As a long time film fan, I’ve been excited to see that the BFI’s London Film Festival have offered English subtitled films for a few years (I was overjoyed to see End of Watch with subtitles and once even bunked off work to see Whiplash with subtitles. Worth it!) and this year has a great line up, spanning 345 films!
The festival runs from Wednesday 2nd October to Sunday 13th October across 12 venues (7 in the West End and 5 outside of the West End, including the BFI’s Waterloo venue.)
Before you ask, yes the festival does show plenty of foreign language films with English subtitles (over 100 are listed on their festival page!) they also show a small selection of English language films with English subtitles, for us D/deaf or hard of hearing cinemagoers.
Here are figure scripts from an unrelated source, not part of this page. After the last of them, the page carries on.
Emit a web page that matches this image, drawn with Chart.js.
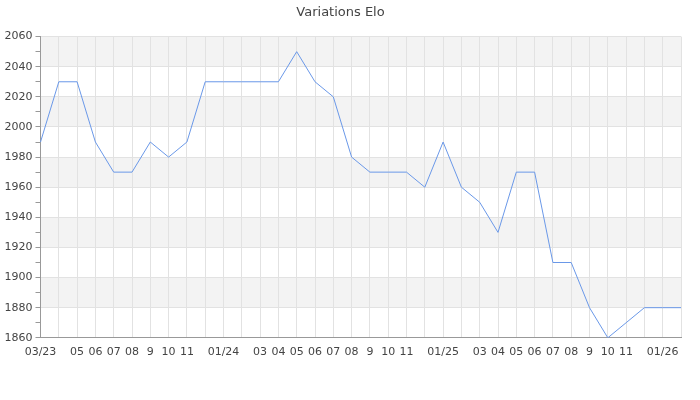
<!DOCTYPE html>
<html>
<head>
<meta charset="utf-8">
<script src="https://cdn.jsdelivr.net/npm/chart.js@4"></script>
<style>
  html, body { margin: 0; padding: 0; background: #fff; }
  #wrap { width: 700px; height: 400px; }
</style>
</head>
<body>
<div id="wrap"><canvas id="eloChart"></canvas></div>
<script>
// months of the series (one point per month)
var months = [
  '2023-03', '2023-04', '2023-05', '2023-06', '2023-07', '2023-08', '2023-09', '2023-10', '2023-11', '2023-12',
  '2024-01', '2024-02', '2024-03', '2024-04', '2024-05', '2024-06', '2024-07', '2024-08', '2024-09', '2024-10', '2024-11', '2024-12',
  '2025-01', '2025-02', '2025-03', '2025-04', '2025-05', '2025-06', '2025-07', '2025-08', '2025-09', '2025-10', '2025-11', '2025-12',
  '2026-01', '2026-02'
];

// labels shown under the axis ('' = skipped)
var tickLabels = [
  '03/23', '', '05', '06', '07', '08', '9', '10', '11', '',
  '01/24', '', '03', '04', '05', '06', '07', '08', '9', '10', '11', '',
  '01/25', '', '03', '04', '05', '06', '07', '08', '9', '10', '11', '',
  '01/26', ''
];

var elo = [
  1990, 2030, 2030, 1990, 1970, 1970, 1990, 1980, 1990, 2030,
  2030, 2030, 2030, 2030, 2050, 2030, 2020, 1980, 1970, 1970, 1970, 1960,
  1990, 1960, 1950, 1930, 1970, 1970, 1910, 1910, 1880, 1860, 1870, 1880,
  1880, 1880
];

var yMin = 1860, yMax = 2060;

// grey horizontal bands every other 20 points
var bandsPlugin = {
  id: 'bands',
  beforeDraw: function (chart) {
    var c = chart.ctx, area = chart.chartArea, y = chart.scales.y;
    c.save();
    c.fillStyle = '#f3f3f3';
    for (var v = yMax; v > yMin; v -= 40) {
      var top = y.getPixelForValue(v);
      var bottom = y.getPixelForValue(v - 20);
      c.fillRect(area.left, top, area.right - area.left, bottom - top);
    }
    c.restore();
  }
};

Chart.defaults.font.family = '"DejaVu Sans", sans-serif';
Chart.defaults.font.size = 11;
Chart.defaults.color = '#444';

var ctx = document.getElementById('eloChart').getContext('2d');
var chart = new Chart(ctx, {
  type: 'line',
  data: {
    labels: months,
    datasets: [
      {
        label: 'Elo',
        data: elo,
        borderColor: '#6a98e8',
        borderWidth: 1,
        pointRadius: 0,
        pointHoverRadius: 0,
        tension: 0,
        fill: false
      }
    ]
  },
  options: {
    responsive: true,
    maintainAspectRatio: false,
    animation: false,
    layout: {
      padding: { left: 0, right: 19, top: 0, bottom: 33 }
    },
    plugins: {
      legend: { display: false },
      tooltip: { enabled: false },
      title: {
        display: true,
        text: 'Variations Elo',
        color: '#444',
        font: { size: 13, weight: 'normal' },
        padding: { top: 5, bottom: 16 }
      }
    },
    scales: {
      x: {
        type: 'category',
        offset: false,
        grid: {
          color: '#e2e2e2',
          drawTicks: false
        },
        border: { color: '#999' },
        ticks: {
          autoSkip: false,
          maxRotation: 0,
          padding: 8,
          color: '#444',
          callback: function (val, i) { return tickLabels[i]; }
        }
      },
      y: {
        min: yMin,
        max: yMax,
        afterFit: function (scale) { scale.width = 40.5; },
        grid: {
          color: function (c) { return c.tick && c.tick.value % 20 === 0 ? '#e2e2e2' : 'rgba(0,0,0,0)'; },
          tickColor: '#999',
          tickLength: 5,
          drawTicks: true
        },
        border: { color: '#999' },
        ticks: {
          stepSize: 10,
          padding: 3,
          color: '#444',
          autoSkip: false,
          callback: function (v) { return v % 20 === 0 ? v : ''; }
        }
      }
    }
  },
  plugins: [bandsPlugin]
});
</script>
</body>
</html>
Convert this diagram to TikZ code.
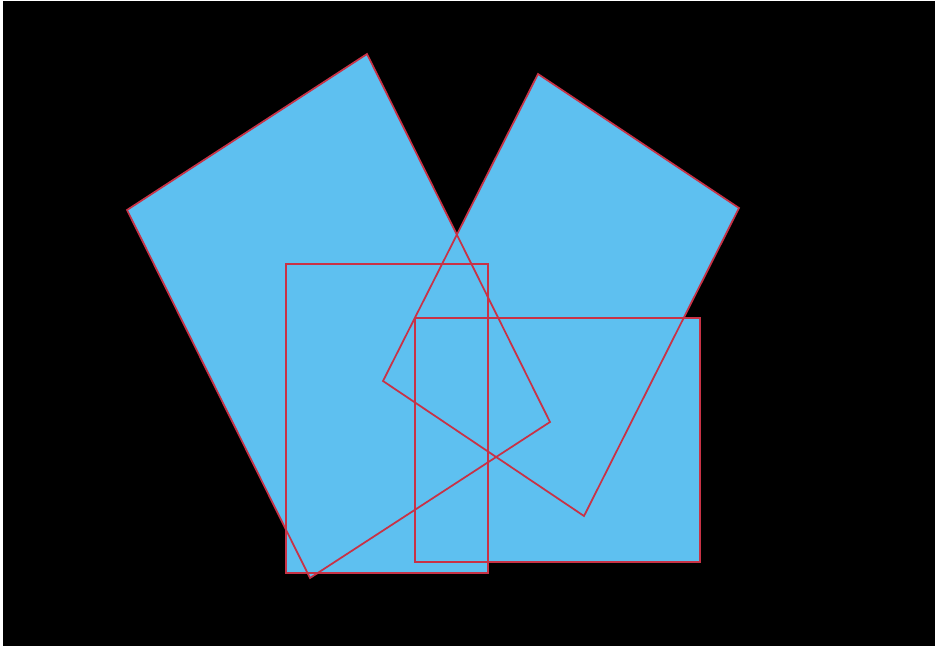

The 10 English language subtitled films at the BFI London Film Festival 2019 consist of the following in chronological order and there are always more screenings to be added, hopefully!
The Peanut Butter Falcon
We stan an accessible film, as The Peanut Butter Falcon stands out from the rest of the London Film Fest pack, by subtitling all their showings of their film as well as BSL interpretation for their opening night intro and Q&A!
The film premieres on Thursday 03 October 2019 17:15 at Embankment Garden Cinema
Followed by Friday 04 October at 14:45, also at the Embankment Garden Cinema
Concluding with Friday 11 October 2019 16:10, showing at the BFI Southbank in the cosy NFT3.
Showing at the Embankment Garden Cinema, Sunday 6th October at 11:10am.
Showing at the Odeon Luxe Leicester Square on Sunday 6th October at 14:30
Showing at the Vue West End, Screen 7 on Monday 7th October at 15:00
Showing at the Odeon Tottenham Court Road, Screen 3 on Monday 7th October 20:30
Showing at the Embankment Garden Cinema on Tuesday 8th October at 11:15
Showing at the Embankment Garden Cinema on Wednesday 9th October at 11.30
Showing at the Embankment Garden Cinema on Friday 11th October at 15:00
Showing at Vue West End, Screen 7, Sunday 13th October at 12:30
A Hidden Life
Showing at BFI Southbank NFT1 on Sunday 13th October at 19:00.
If we are unfortunate enough to miss out on tickets due to the popularity of the festival, at least it is a heads up that English subtitles will be available when the film comes out in general release, so be sure to ask your local or favourite cinema to screen them with subtitles when they come out on general release. I know I will definitely be checking out Knives Out and Jo Jo Rabbit if I am unlucky in my quest for tickets for the subtitled showings at the festival!
Ordinary Love and Luce are distributed by Universal so they should be getting a cinematic release. The Peanut Butter Falcon will be out in UK cinemas later in October as well as Knives Out which is out in November and JoJo Rabbit which is out in January.
Althought I was disappointed not to see two films that I had been waiting for, Proxima and Fonzo as they both star Matt Dillon, I am excited for this year’s line up and will be checking out some other films at the festival including Honeyboy and The Peanut Butter Falcon as I have a sweet spot for Shia LaBeouf. Noah Segan is still my movie boyfriend, so Knives Out is a huge deal for me, having seen all of Rian Johnson’s previous films at the cinema, I don’t want to miss this one!
I tend to use the English subtitled films as my shortlist for the festival so my own Must See list consists of Knives Out, JoJoRabbit, The Lighthouse, A Hidden Life and I am intrigued by A Portrait Of A Lady On Fire (which is French with English subtitles!)
What do you think you would be interested in seeing? Have you been to the London Film Festival before or seen a subtitled screening at the BFI?
8 other screenings will have BSL interpreted introductions and short q&as, you can find these and the above information at the Festival Access page as well as tips on booking access tickets. As tickets booking always opens with such a rush from BFI members and then the general public, there is often a second wave of ticket booking available and there may always be a few tickets available on standby at the ticket booth in Leicester Square or the venue box offices themselves.
Before closing this blog post, I must say that I now work for the BFI but I have been a member for many years and am glad they are making the festival more accessible to a disabled audience.